== Set task ==
Transcribe each line of the material as it is, and drop any picture.

== Supplied material ==

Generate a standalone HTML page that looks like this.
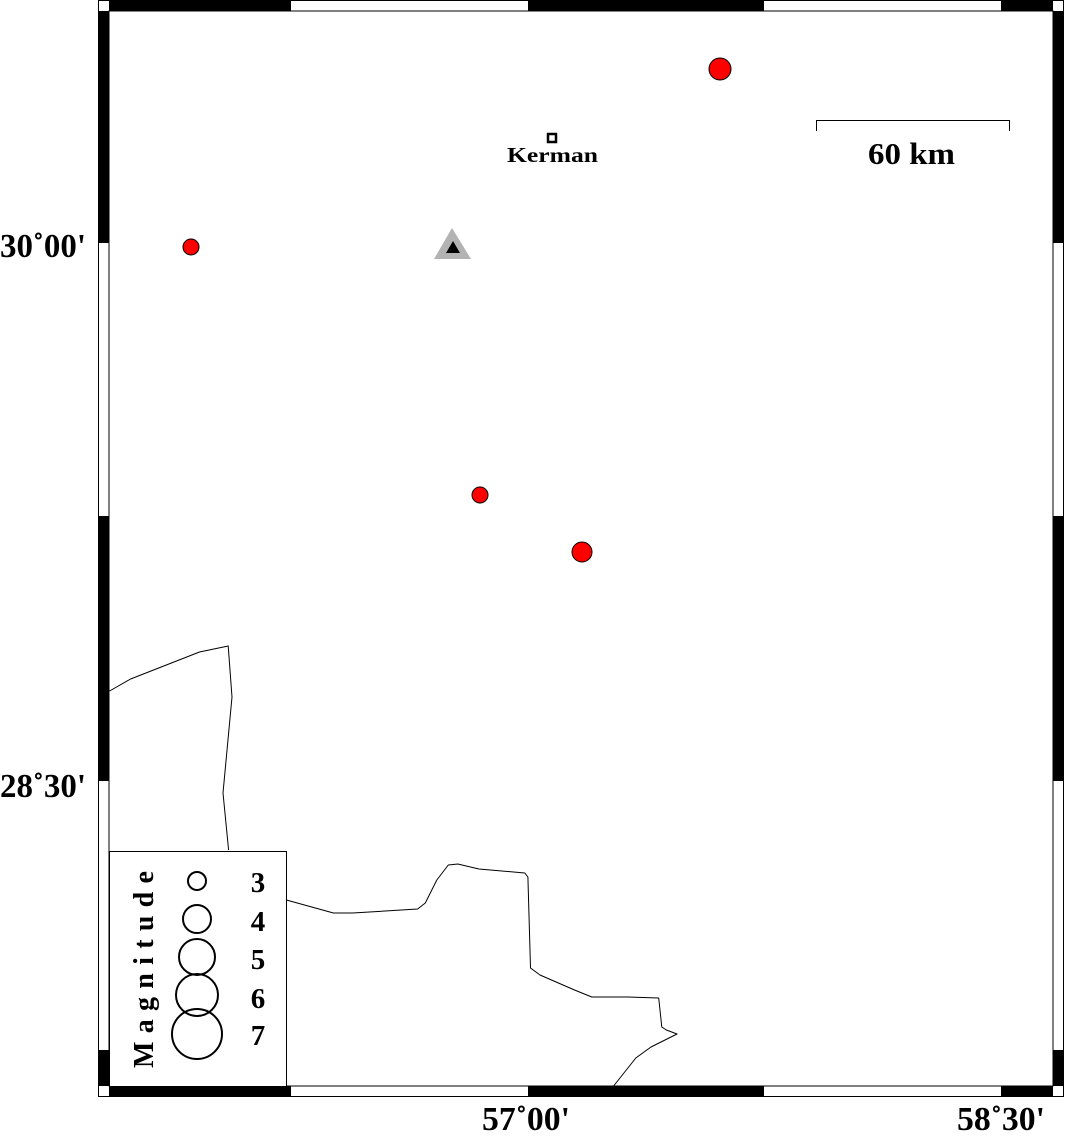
<!DOCTYPE html>
<html><head><meta charset="utf-8"><style>
html,body{margin:0;padding:0;background:#fff;}
svg{display:block;}
text{font-family:"Liberation Serif",serif;font-weight:bold;fill:#000;}
</style></head><body>
<svg width="1066" height="1136" viewBox="0 0 1066 1136" xmlns="http://www.w3.org/2000/svg">
<rect width="1066" height="1136" fill="#fff"/>
<rect x="98.5" y="0.5" width="965" height="1096" fill="none" stroke="#000" stroke-width="1"/>
<rect x="109" y="11" width="944" height="1075" fill="none" stroke="#000" stroke-width="1"/>
<rect x="109" y="0" width="182" height="11" fill="#000"/>
<rect x="528" y="0" width="236" height="11" fill="#000"/>
<rect x="1001" y="0" width="52" height="11" fill="#000"/>
<rect x="109" y="1086" width="182" height="11" fill="#000"/>
<rect x="528" y="1086" width="236" height="11" fill="#000"/>
<rect x="1001" y="1086" width="52" height="11" fill="#000"/>
<rect x="98" y="11" width="11" height="232" fill="#000"/>
<rect x="98" y="516" width="11" height="265" fill="#000"/>
<rect x="98" y="1050" width="11" height="36" fill="#000"/>
<rect x="1053" y="11" width="11" height="232" fill="#000"/>
<rect x="1053" y="516" width="11" height="265" fill="#000"/>
<rect x="1053" y="1050" width="11" height="36" fill="#000"/>

<polyline fill="none" stroke="#000" stroke-width="1" stroke-linejoin="round" points="109.6,691 130.6,679 199.5,652 228.2,646 232,697 223,793 228.6,850"/>
<polyline fill="none" stroke="#000" stroke-width="1" stroke-linejoin="round" points="286.4,900 333.4,913 352.6,913 417.6,909 425.3,903 436.8,880 448.3,865 457.8,864 478.9,869 524.8,873 527.9,877 530.5,968 540,975 574.5,990 591.8,997 628,997 658.7,998 661.8,1027 666.4,1030 677,1034 651,1047 635.8,1058 612.8,1087"/>

<circle cx="720" cy="69" r="11" fill="#f00" stroke="#000" stroke-width="1"/>
<circle cx="191" cy="247" r="8" fill="#f00" stroke="#000" stroke-width="1"/>
<circle cx="480" cy="495" r="8" fill="#f00" stroke="#000" stroke-width="1"/>
<circle cx="582" cy="552" r="10" fill="#f00" stroke="#000" stroke-width="1"/>

<polygon points="452,228 471,259 434,259" fill="#b3b3b3"/>
<polygon points="453,241 460,253 446,253" fill="#000"/>

<rect x="548" y="134" width="8" height="8" fill="#fff" stroke="#000" stroke-width="2.5"/>
<text x="507" y="162" font-size="21" textLength="91" lengthAdjust="spacingAndGlyphs">Kerman</text>

<polyline fill="none" stroke="#000" stroke-width="1" points="816.5,131 816.5,120.5 1009.5,120.5 1009.5,131"/>
<text x="868" y="164" font-size="31" textLength="87" lengthAdjust="spacingAndGlyphs">60 km</text>

<text x="0" y="257" font-size="34" textLength="86" lengthAdjust="spacingAndGlyphs">30˚00'</text>
<text x="0" y="797" font-size="34" textLength="86" lengthAdjust="spacingAndGlyphs">28˚30'</text>
<text x="482" y="1130" font-size="34" textLength="88" lengthAdjust="spacingAndGlyphs">57˚00'</text>
<text x="957" y="1130" font-size="34" textLength="88" lengthAdjust="spacingAndGlyphs">58˚30'</text>

<rect x="109.5" y="851.5" width="177" height="235" fill="#fff" stroke="#000" stroke-width="1"/>
<text transform="translate(153,1068) rotate(-90)" font-size="28" textLength="197" lengthAdjust="spacing">Magnitude</text>
<g fill="none" stroke="#000" stroke-width="2">
<circle cx="197" cy="881" r="9"/>
<circle cx="197" cy="919" r="14"/>
<circle cx="197" cy="957" r="18"/>
<circle cx="197" cy="995" r="21"/>
<circle cx="197" cy="1034" r="25"/>
</g>
<g font-size="29" text-anchor="middle">
<text x="258" y="892">3</text>
<text x="258" y="931">4</text>
<text x="258" y="969">5</text>
<text x="258" y="1008">6</text>
<text x="258" y="1045">7</text>
</g>
</svg>
</body></html>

== Response to the exercise ==
Generate a standalone HTML page that looks like this.
<!DOCTYPE html>
<html><head><meta charset="utf-8"><style>
html,body{margin:0;padding:0;background:#fff;}
svg{display:block;}
text{font-family:"Liberation Serif",serif;font-weight:bold;fill:#000;}
</style></head><body>
<svg width="1066" height="1136" viewBox="0 0 1066 1136" xmlns="http://www.w3.org/2000/svg">
<rect width="1066" height="1136" fill="#fff"/>
<rect x="98.5" y="0.5" width="965" height="1096" fill="none" stroke="#000" stroke-width="1"/>
<rect x="109" y="11" width="944" height="1075" fill="none" stroke="#000" stroke-width="1"/>
<rect x="109" y="0" width="182" height="11" fill="#000"/>
<rect x="528" y="0" width="236" height="11" fill="#000"/>
<rect x="1001" y="0" width="52" height="11" fill="#000"/>
<rect x="109" y="1086" width="182" height="11" fill="#000"/>
<rect x="528" y="1086" width="236" height="11" fill="#000"/>
<rect x="1001" y="1086" width="52" height="11" fill="#000"/>
<rect x="98" y="11" width="11" height="232" fill="#000"/>
<rect x="98" y="516" width="11" height="265" fill="#000"/>
<rect x="98" y="1050" width="11" height="36" fill="#000"/>
<rect x="1053" y="11" width="11" height="232" fill="#000"/>
<rect x="1053" y="516" width="11" height="265" fill="#000"/>
<rect x="1053" y="1050" width="11" height="36" fill="#000"/>

<polyline fill="none" stroke="#000" stroke-width="1" stroke-linejoin="round" points="109.6,691 130.6,679 199.5,652 228.2,646 232,697 223,793 228.6,850"/>
<polyline fill="none" stroke="#000" stroke-width="1" stroke-linejoin="round" points="286.4,900 333.4,913 352.6,913 417.6,909 425.3,903 436.8,880 448.3,865 457.8,864 478.9,869 524.8,873 527.9,877 530.5,968 540,975 574.5,990 591.8,997 628,997 658.7,998 661.8,1027 666.4,1030 677,1034 651,1047 635.8,1058 612.8,1087"/>

<circle cx="720" cy="69" r="11" fill="#f00" stroke="#000" stroke-width="1"/>
<circle cx="191" cy="247" r="8" fill="#f00" stroke="#000" stroke-width="1"/>
<circle cx="480" cy="495" r="8" fill="#f00" stroke="#000" stroke-width="1"/>
<circle cx="582" cy="552" r="10" fill="#f00" stroke="#000" stroke-width="1"/>

<polygon points="452,228 471,259 434,259" fill="#b3b3b3"/>
<polygon points="453,241 460,253 446,253" fill="#000"/>

<rect x="548" y="134" width="8" height="8" fill="#fff" stroke="#000" stroke-width="2.5"/>
<text x="507" y="162" font-size="21" textLength="91" lengthAdjust="spacingAndGlyphs">Kerman</text>

<polyline fill="none" stroke="#000" stroke-width="1" points="816.5,131 816.5,120.5 1009.5,120.5 1009.5,131"/>
<text x="868" y="164" font-size="31" textLength="87" lengthAdjust="spacingAndGlyphs">60 km</text>

<text x="0" y="257" font-size="34" textLength="86" lengthAdjust="spacingAndGlyphs">30˚00'</text>
<text x="0" y="797" font-size="34" textLength="86" lengthAdjust="spacingAndGlyphs">28˚30'</text>
<text x="482" y="1130" font-size="34" textLength="88" lengthAdjust="spacingAndGlyphs">57˚00'</text>
<text x="957" y="1130" font-size="34" textLength="88" lengthAdjust="spacingAndGlyphs">58˚30'</text>

<rect x="109.5" y="851.5" width="177" height="235" fill="#fff" stroke="#000" stroke-width="1"/>
<text transform="translate(153,1068) rotate(-90)" font-size="28" textLength="197" lengthAdjust="spacing">Magnitude</text>
<g fill="none" stroke="#000" stroke-width="2">
<circle cx="197" cy="881" r="9"/>
<circle cx="197" cy="919" r="14"/>
<circle cx="197" cy="957" r="18"/>
<circle cx="197" cy="995" r="21"/>
<circle cx="197" cy="1034" r="25"/>
</g>
<g font-size="29" text-anchor="middle">
<text x="258" y="892">3</text>
<text x="258" y="931">4</text>
<text x="258" y="969">5</text>
<text x="258" y="1008">6</text>
<text x="258" y="1045">7</text>
</g>
</svg>
</body></html>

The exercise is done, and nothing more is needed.